Bernie Sanders’s initial efforts on behalf of his former primary rival Hillary Clinton were not, at least in my opinion, very impressive; they made it sound like electing Clinton president was an unpleasant but necessary chore to get out of the way before his “political revolution” could resume.
Now Sanders is back on the trail not just on Clinton’s behalf but by her side, beginning with an appearance in New Hampshire last night. And his message is significantly more focused on her agenda, and not just as an afterthought. It helped that their speeches at the University of New Hampshire concentrated on a topic on which they’ve always been close and now have a jointly endorsed proposal: college tuition relief. But they sounded much more like teammates working together than former antagonists forced to combine forces against a common enemy.

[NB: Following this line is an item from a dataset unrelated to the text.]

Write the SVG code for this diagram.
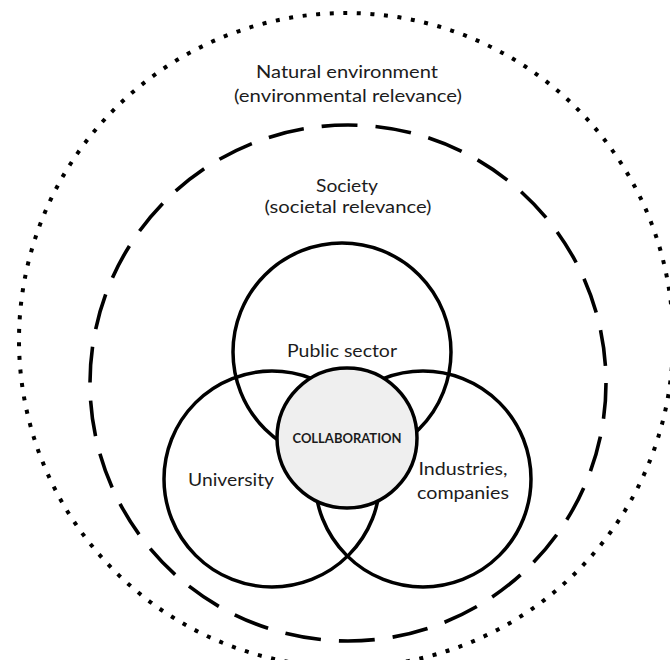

Bernie’s new assistance to Clinton comes at a good time and place. As Sasha Issenberg and Steven Yaccino explain in the latest installment of their very granular look at battleground states, New Hampshire is prominent in a tier of northern states where former Sanders supporters are central to Clinton’s potential margin of victory.
35,717 [New Hampshire] independents … voted in the 2016 Democratic primary but didn’t vote in 2008—a good indicator of the type of Sanders backer who might not be compelled by party loyalty to rally behind the woman who beat him for the nomination …
[T]hese Berniependents represent eight percent of the total expected votes Clinton will need to win the state, a figure well larger than the margin in most current polls (though not all of them will turn out). In Durham, where Clinton and Sanders have scheduled their joint appearance, Berniependents are equal to more than one out of five Democratic primary voters.
Issenberg and Yaccino go on to show that Sanders “holdouts” are also a problem for Clinton in Minnesota and Wisconsin, states where she has led in every poll but not always by comfortable margins. A joint Clinton-Sanders appearance at the University of Wisconsin, for example, could do a lot to put that state away.
Aside from targeted campaigning, a sharpening of the Sanders message for Clinton, which seemed to be developing in New Hampshire, would be helpful just about everywhere. His new rap about the consequences of a Donald Trump victory, which makes sitting out the election a great moral error, is pretty strong. He might want to add in some reminders of the kind of world Libertarians like Gary Johnson want to build, where, yeah, you can smoke weed, but you’re totally on your own in facing life’s vicissitudes.
In any event, it seems the bad feelings and genuine differences of opinion of the 2016 Democratic primaries are finally fading to the point where Bernie Sanders is an indispensable asset for Clinton. If the race stays close, it could matter a lot.